[Data records]

++++++++++++++++++++

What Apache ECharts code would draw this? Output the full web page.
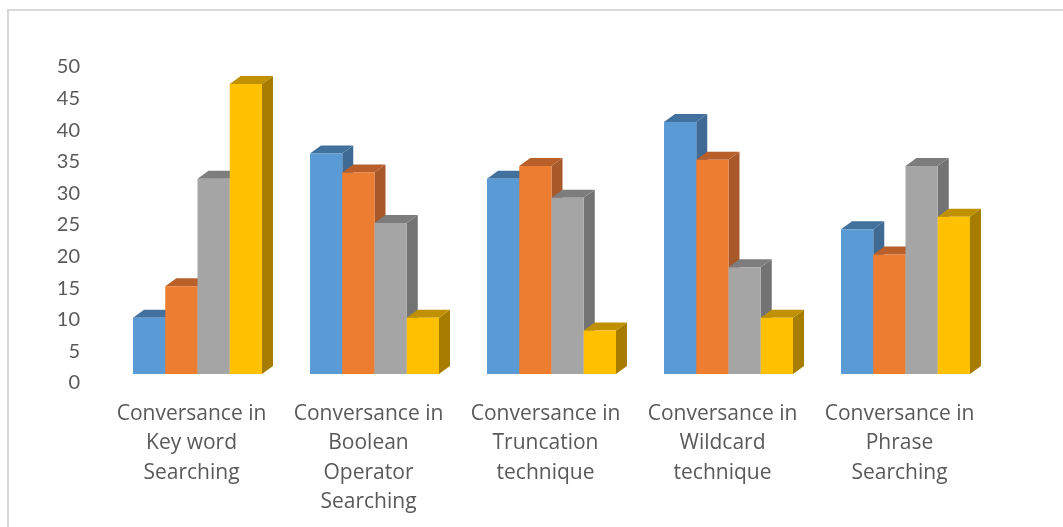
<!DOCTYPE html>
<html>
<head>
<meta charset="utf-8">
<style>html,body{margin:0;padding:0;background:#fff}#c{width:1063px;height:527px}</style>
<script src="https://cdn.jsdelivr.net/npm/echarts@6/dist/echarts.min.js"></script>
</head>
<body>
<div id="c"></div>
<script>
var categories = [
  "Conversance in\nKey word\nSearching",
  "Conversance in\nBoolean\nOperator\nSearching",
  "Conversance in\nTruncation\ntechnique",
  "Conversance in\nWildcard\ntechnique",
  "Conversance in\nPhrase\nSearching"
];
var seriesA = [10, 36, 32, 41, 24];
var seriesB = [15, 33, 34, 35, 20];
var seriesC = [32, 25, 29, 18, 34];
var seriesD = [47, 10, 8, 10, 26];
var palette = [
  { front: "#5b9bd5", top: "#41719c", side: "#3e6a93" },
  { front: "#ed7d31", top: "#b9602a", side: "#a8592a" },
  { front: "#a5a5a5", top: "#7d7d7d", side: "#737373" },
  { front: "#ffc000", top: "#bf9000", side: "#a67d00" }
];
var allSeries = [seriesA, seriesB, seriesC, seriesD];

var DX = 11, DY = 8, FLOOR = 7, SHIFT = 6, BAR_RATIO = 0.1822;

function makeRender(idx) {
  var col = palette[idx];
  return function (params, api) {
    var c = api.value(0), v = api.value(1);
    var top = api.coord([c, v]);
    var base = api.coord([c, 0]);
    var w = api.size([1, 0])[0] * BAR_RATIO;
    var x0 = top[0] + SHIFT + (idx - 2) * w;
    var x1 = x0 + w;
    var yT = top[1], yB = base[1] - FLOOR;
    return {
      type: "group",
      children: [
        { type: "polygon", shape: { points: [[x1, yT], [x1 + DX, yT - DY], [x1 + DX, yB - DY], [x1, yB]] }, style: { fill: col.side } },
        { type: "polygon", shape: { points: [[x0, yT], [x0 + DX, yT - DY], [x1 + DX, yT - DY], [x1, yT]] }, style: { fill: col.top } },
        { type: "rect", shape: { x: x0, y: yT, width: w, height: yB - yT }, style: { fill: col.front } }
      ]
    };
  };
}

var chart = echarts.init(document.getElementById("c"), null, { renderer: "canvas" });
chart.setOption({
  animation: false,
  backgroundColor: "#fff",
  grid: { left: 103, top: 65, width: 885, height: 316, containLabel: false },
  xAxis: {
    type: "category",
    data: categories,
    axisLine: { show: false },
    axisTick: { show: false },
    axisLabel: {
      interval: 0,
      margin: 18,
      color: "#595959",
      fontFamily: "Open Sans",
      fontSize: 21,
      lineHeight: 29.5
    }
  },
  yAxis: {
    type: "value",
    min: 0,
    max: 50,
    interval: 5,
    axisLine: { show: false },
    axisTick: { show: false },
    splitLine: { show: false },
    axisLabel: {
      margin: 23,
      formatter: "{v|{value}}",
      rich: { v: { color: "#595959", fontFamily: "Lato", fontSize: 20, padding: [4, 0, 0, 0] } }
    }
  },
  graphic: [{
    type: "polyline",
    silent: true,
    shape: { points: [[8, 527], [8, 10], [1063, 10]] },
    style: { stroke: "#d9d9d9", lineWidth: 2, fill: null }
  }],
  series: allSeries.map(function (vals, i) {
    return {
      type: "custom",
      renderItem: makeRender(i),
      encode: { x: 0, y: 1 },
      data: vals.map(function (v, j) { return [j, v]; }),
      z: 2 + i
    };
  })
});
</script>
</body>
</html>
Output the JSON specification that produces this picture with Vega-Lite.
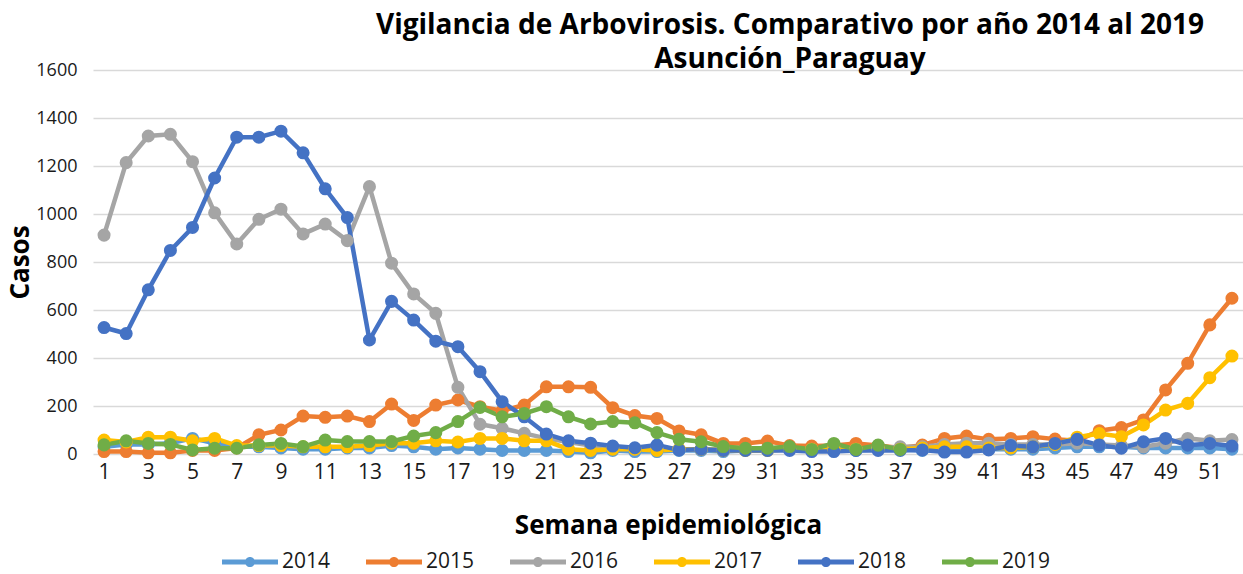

++++++++++++++++++++

* [INSTRUCTION]
Retype the data above exactly; pictures are not part of the copy.

* [EXPECTED ANSWER]
What Apache ECharts code would draw this? Output the full web page.
<!DOCTYPE html>
<html>
<head>
<meta charset="utf-8">
<style>html,body{margin:0;padding:0;background:#fff}#c{width:1063px;height:527px}</style>
<script src="https://cdn.jsdelivr.net/npm/echarts@6/dist/echarts.min.js"></script>
</head>
<body>
<div id="c"></div>
<script>
var categories = [
  "Conversance in\nKey word\nSearching",
  "Conversance in\nBoolean\nOperator\nSearching",
  "Conversance in\nTruncation\ntechnique",
  "Conversance in\nWildcard\ntechnique",
  "Conversance in\nPhrase\nSearching"
];
var seriesA = [10, 36, 32, 41, 24];
var seriesB = [15, 33, 34, 35, 20];
var seriesC = [32, 25, 29, 18, 34];
var seriesD = [47, 10, 8, 10, 26];
var palette = [
  { front: "#5b9bd5", top: "#41719c", side: "#3e6a93" },
  { front: "#ed7d31", top: "#b9602a", side: "#a8592a" },
  { front: "#a5a5a5", top: "#7d7d7d", side: "#737373" },
  { front: "#ffc000", top: "#bf9000", side: "#a67d00" }
];
var allSeries = [seriesA, seriesB, seriesC, seriesD];

var DX = 11, DY = 8, FLOOR = 7, SHIFT = 6, BAR_RATIO = 0.1822;

function makeRender(idx) {
  var col = palette[idx];
  return function (params, api) {
    var c = api.value(0), v = api.value(1);
    var top = api.coord([c, v]);
    var base = api.coord([c, 0]);
    var w = api.size([1, 0])[0] * BAR_RATIO;
    var x0 = top[0] + SHIFT + (idx - 2) * w;
    var x1 = x0 + w;
    var yT = top[1], yB = base[1] - FLOOR;
    return {
      type: "group",
      children: [
        { type: "polygon", shape: { points: [[x1, yT], [x1 + DX, yT - DY], [x1 + DX, yB - DY], [x1, yB]] }, style: { fill: col.side } },
        { type: "polygon", shape: { points: [[x0, yT], [x0 + DX, yT - DY], [x1 + DX, yT - DY], [x1, yT]] }, style: { fill: col.top } },
        { type: "rect", shape: { x: x0, y: yT, width: w, height: yB - yT }, style: { fill: col.front } }
      ]
    };
  };
}

var chart = echarts.init(document.getElementById("c"), null, { renderer: "canvas" });
chart.setOption({
  animation: false,
  backgroundColor: "#fff",
  grid: { left: 103, top: 65, width: 885, height: 316, containLabel: false },
  xAxis: {
    type: "category",
    data: categories,
    axisLine: { show: false },
    axisTick: { show: false },
    axisLabel: {
      interval: 0,
      margin: 18,
      color: "#595959",
      fontFamily: "Open Sans",
      fontSize: 21,
      lineHeight: 29.5
    }
  },
  yAxis: {
    type: "value",
    min: 0,
    max: 50,
    interval: 5,
    axisLine: { show: false },
    axisTick: { show: false },
    splitLine: { show: false },
    axisLabel: {
      margin: 23,
      formatter: "{v|{value}}",
      rich: { v: { color: "#595959", fontFamily: "Lato", fontSize: 20, padding: [4, 0, 0, 0] } }
    }
  },
  graphic: [{
    type: "polyline",
    silent: true,
    shape: { points: [[8, 527], [8, 10], [1063, 10]] },
    style: { stroke: "#d9d9d9", lineWidth: 2, fill: null }
  }],
  series: allSeries.map(function (vals, i) {
    return {
      type: "custom",
      renderItem: makeRender(i),
      encode: { x: 0, y: 1 },
      data: vals.map(function (v, j) { return [j, v]; }),
      z: 2 + i
    };
  })
});
</script>
</body>
</html>
Output the JSON specification that produces this picture with Vega-Lite.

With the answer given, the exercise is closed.